Today welfare is a tender trap
The situation today is actually much worse for several reasons. When I was on welfare, it was a blessing but it was also very restrictive financially. It wasn’t easy to pay all your bills and live comfortably. Today is has expanded to the point of being financially desirable for many, as Mr. Tanner reported in his article. Additionally, the stigma of living on government assistance is no longer embarrassing but considered to be an entitlement. As in Greece, many on the “system” believe it is the government’s responsibility to provide for them. This is significantly different from believing that it is a parent’s responsibility to provide for their families.
These present day conceptions would lead the mother in Connecticut to be content to stay on welfare. Unless she could earn more than $21.33 per hour, her decision would a logical one, but it would also enslave her. The repercussions of her decision would relegate her forever to dependency on government assistance (or charity, as it was called back in the day) without hope of someday achieving more or doing better. The American Dream for such a person simply would not exist. Existing day to day would be comfortable but would not offer any hope for the future. Her dreams would not include owning a home in the future, buying nice furniture, a nicer car or maybe taking her family on a nice vacation. There would be food on her table, her medical bills would be paid, and she would have a cell phone but she would not have a feeling of self-worth or accomplishment. Chances are she would be a single mother, since the welfare system does not allow husbands and/or fathers to live with their families. This in and of itself is stressful. Remember, I’ve been there and I’ve done that, so I know what I’m talking about. Of course, her children would pay a high price for this as well. They would not have the benefit and love of both parents. Mothers and fathers each bring something different to the family. Regardless of what the politically correct would have you believe, children need both parents.

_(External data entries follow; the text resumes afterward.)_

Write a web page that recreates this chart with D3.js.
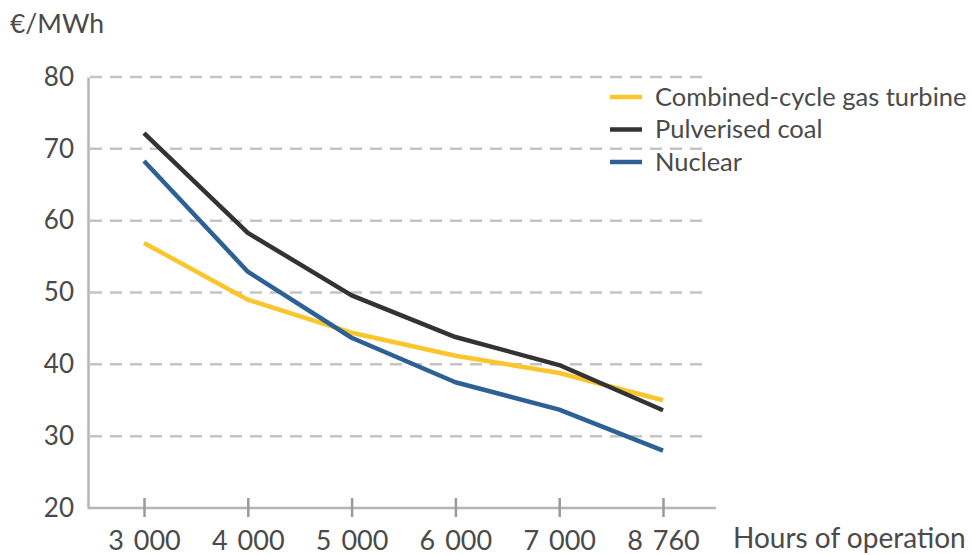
<!DOCTYPE html>
<html>
<head>
<meta charset="utf-8">
<script src="https://cdn.jsdelivr.net/npm/d3@7"></script>
<style>
  html, body { margin: 0; padding: 0; background: #fff; }
  svg { display: block; font-family: Lato, "Open Sans", sans-serif; }
</style>
</head>
<body>
<svg id="chart" width="972" height="555"></svg>
<script>
const categories = ["3 000", "4 000", "5 000", "6 000", "7 000", "8 760"];
const gasValues = [56.9, 49.0, 44.4, 41.2, 38.8, 35.0];
const coalValues = [72.2, 58.3, 49.6, 43.8, 39.9, 33.6];
const nuclearValues = [68.3, 52.9, 43.7, 37.5, 33.7, 28.0];
const seriesNames = ["Combined-cycle gas turbine", "Pulverised coal", "Nuclear"];
const yTicks = [20, 30, 40, 50, 60, 70, 80];
const yLabel = "€/MWh";
const xLabel = "Hours of operation";

const colors = ["#fbc52c", "#333333", "#2d6094"];
const series = [gasValues, coalValues, nuclearValues].map((v, i) => ({
  name: seriesNames[i], color: colors[i], values: v
}));

const svg = d3.select("#chart");
const textColor = "#4a4a4a";
const axisColor = "#b5b5b5";

const x = d3.scalePoint().domain(categories).range([144, 663]);
const y = d3.scaleLinear().domain([20, 80]).range([508, 77]);

// gridlines
svg.append("g").selectAll("line")
  .data(yTicks.filter(t => t > 20))
  .join("line")
  .attr("x1", 90).attr("x2", 710)
  .attr("y1", d => y(d)).attr("y2", d => y(d))
  .attr("stroke", "#c4c4c4").attr("stroke-width", 2.5)
  .attr("stroke-dasharray", "12,8");

// y axis
const yAxis = svg.append("g").attr("transform", "translate(88,0)")
  .call(d3.axisLeft(y).tickValues(yTicks).tickSize(0).tickPadding(14));
yAxis.select(".domain").attr("stroke", axisColor).attr("stroke-width", 2.5);
yAxis.selectAll("text").attr("fill", textColor).style("font-size", "26px")
  .style("font-family", "Lato, sans-serif");

// x axis
const xAxis = svg.append("g").attr("transform", "translate(0,508)")
  .call(d3.axisBottom(x).tickSizeInner(9).tickSizeOuter(0).tickPadding(14));
xAxis.select(".domain").attr("d", "M88,0H716").attr("stroke", axisColor).attr("stroke-width", 2.5);
xAxis.selectAll(".tick line").attr("stroke", "#9a9a9a").attr("stroke-width", 2.5)
  .attr("y1", -10).attr("y2", 9);
xAxis.selectAll("text").attr("fill", textColor).style("font-size", "27px")
  .style("font-family", "Lato, sans-serif").style("word-spacing", "3px");

// axis titles
svg.append("text").attr("x", 10).attr("y", 33).text(yLabel)
  .attr("fill", textColor).style("font-size", "26.5px");
svg.append("text").attr("x", 733).attr("y", 548).text(xLabel)
  .attr("fill", textColor).style("font-size", "28px");

// lines
const line = d3.line().x((d, i) => x(categories[i])).y(d => y(d));
svg.append("g").selectAll("path")
  .data(series)
  .join("path")
  .attr("d", d => line(d.values))
  .attr("fill", "none")
  .attr("stroke", d => d.color)
  .attr("stroke-width", 4.5)
  .attr("stroke-linejoin", "round");

// legend
const legend = svg.append("g").selectAll("g")
  .data(series)
  .join("g")
  .attr("transform", (d, i) => `translate(610,${97 + i * 32.5})`);
legend.append("line").attr("x1", 0).attr("x2", 32)
  .attr("stroke", d => d.color).attr("stroke-width", 4.5);
legend.append("text").attr("x", 45).attr("dy", "0.35em")
  .text(d => d.name).attr("fill", textColor).style("font-size", "25.5px");
</script>
</body>
</html>
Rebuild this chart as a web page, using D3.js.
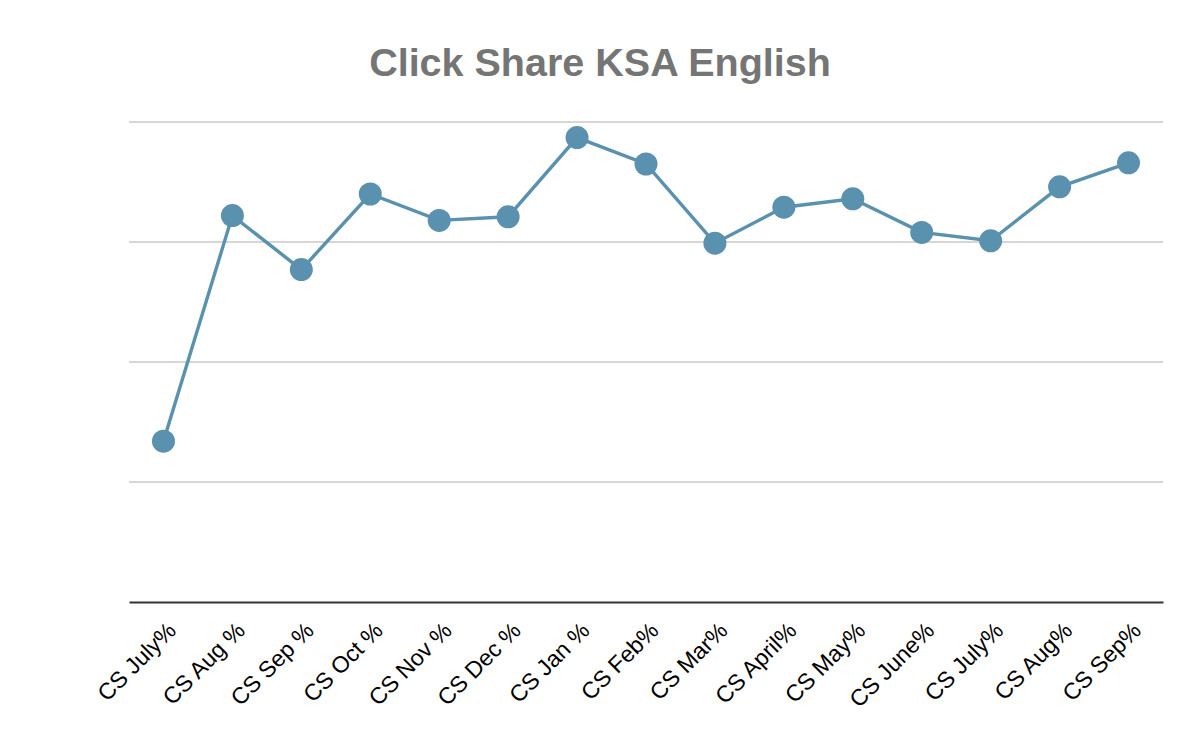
<!DOCTYPE html>
<html>
<head>
<meta charset="utf-8">
<script src="https://cdn.jsdelivr.net/npm/d3@7"></script>
<style>
  html, body { margin: 0; padding: 0; background: #fff; }
  svg { display: block; }
</style>
</head>
<body>
<svg id="chart" width="1200" height="742"></svg>
<script>
const title = "Click Share KSA English";
const categories = ["CS July%", "CS Aug %", "CS Sep %", "CS Oct %", "CS Nov %", "CS Dec %", "CS Jan %", "CS Feb%", "CS Mar%", "CS April%", "CS May%", "CS June%", "CS July%", "CS Aug%", "CS Sep%"];
const values = [13.4, 32.2, 27.7, 34.0, 31.8, 32.1, 38.7, 36.5, 29.9, 32.9, 33.6, 30.8, 30.1, 34.6, 36.6];
const gridTicks = [0, 10, 20, 30, 40];

const svg = d3.select("#chart");
const margin = { left: 129, right: 37, top: 122, bottom: 140 };
const W = 1200, H = 742;
const innerH = H - margin.top - margin.bottom;

const x = d3.scaleBand()
  .domain(d3.range(categories.length))
  .range([margin.left, W - margin.right])
  .paddingInner(0).paddingOuter(0);

const y = d3.scaleLinear().domain([0, 40]).range([margin.top + innerH, margin.top]);

svg.append("text")
  .attr("x", 600).attr("y", 76)
  .attr("text-anchor", "middle")
  .attr("font-family", "'Liberation Sans', Arial, sans-serif")
  .attr("font-weight", "bold")
  .attr("font-size", 39.5)
  .attr("fill", "#757575")
  .text(title);

// gridlines
svg.append("g")
  .selectAll("line")
  .data(gridTicks.filter(d => d !== 0))
  .join("line")
  .attr("x1", margin.left).attr("x2", W - margin.right)
  .attr("y1", d => y(d)).attr("y2", d => y(d))
  .attr("stroke", "#c8c8c8").attr("stroke-width", 1.5);

// x axis
const xAxis = d3.axisBottom(x).tickSize(0).tickFormat(i => categories[i]);
const gx = svg.append("g")
  .attr("transform", `translate(0,${y(0)})`)
  .call(xAxis);
gx.select(".domain").attr("stroke", "#333").attr("stroke-width", 2);
gx.selectAll(".tick text")
  .attr("font-family", "'Liberation Sans', Arial, sans-serif")
  .attr("font-size", 23)
  .attr("fill", "#000")
  .attr("text-anchor", "end")
  .attr("dy", 0)
  .attr("y", 0)
  .attr("transform", "translate(14,30) rotate(-45)");

const cx = i => x(i) + x.bandwidth() / 2;

const line = d3.line().x((d, i) => cx(i)).y(d => y(d));
svg.append("path")
  .datum(values)
  .attr("d", line)
  .attr("fill", "none")
  .attr("stroke", "#5a91ae")
  .attr("stroke-width", 3.4);

svg.append("g")
  .selectAll("circle")
  .data(values)
  .join("circle")
  .attr("cx", (d, i) => cx(i))
  .attr("cy", d => y(d))
  .attr("r", 11.5)
  .attr("fill", "#5a91ae");
</script>
</body>
</html>
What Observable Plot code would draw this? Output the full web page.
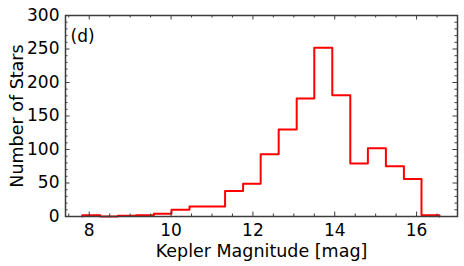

If this system is not reformed, the enslavement of our mother in Connecticut would not be as pleasant as it currently is today. Eventually, the country will not be able to sustain the growing welfare rolls and the “system” will not be there for this mother when it helps to bankrupt the rest of the nation. Then we will all be trapped – trapped by a populace that has lost the desire to work, has not secured the skills to work, and believes the government is responsible to provide for them. What will happen to them when the money runs out? Worse, what will happen to us when the money runs out?
A 200-year-old warning
Over 200 years ago, Professor Alexander Tyler predicted what would happen to us if this continues. He said:
A democracy cannot exist as a permanent form of government. It can only exist until the voters discover that they can vote themselves largesse from the public treasury. From that moment on, the majority always votes for the candidates promising the most benefits from the public treasury, with the result that a democracy always collapses over loose fiscal policy, always followed by a dictatorship.
The welfare system may be destroying the hopes and dreams of the mother in Connecticut, but it is also destroying our country in the process. It has corrupted our political system and it is helping to bankrupt our nation – all this while looking like the greatest thing since God made little green apples. Just remember, little green apples often have worms. In this case the worm may just do us all in.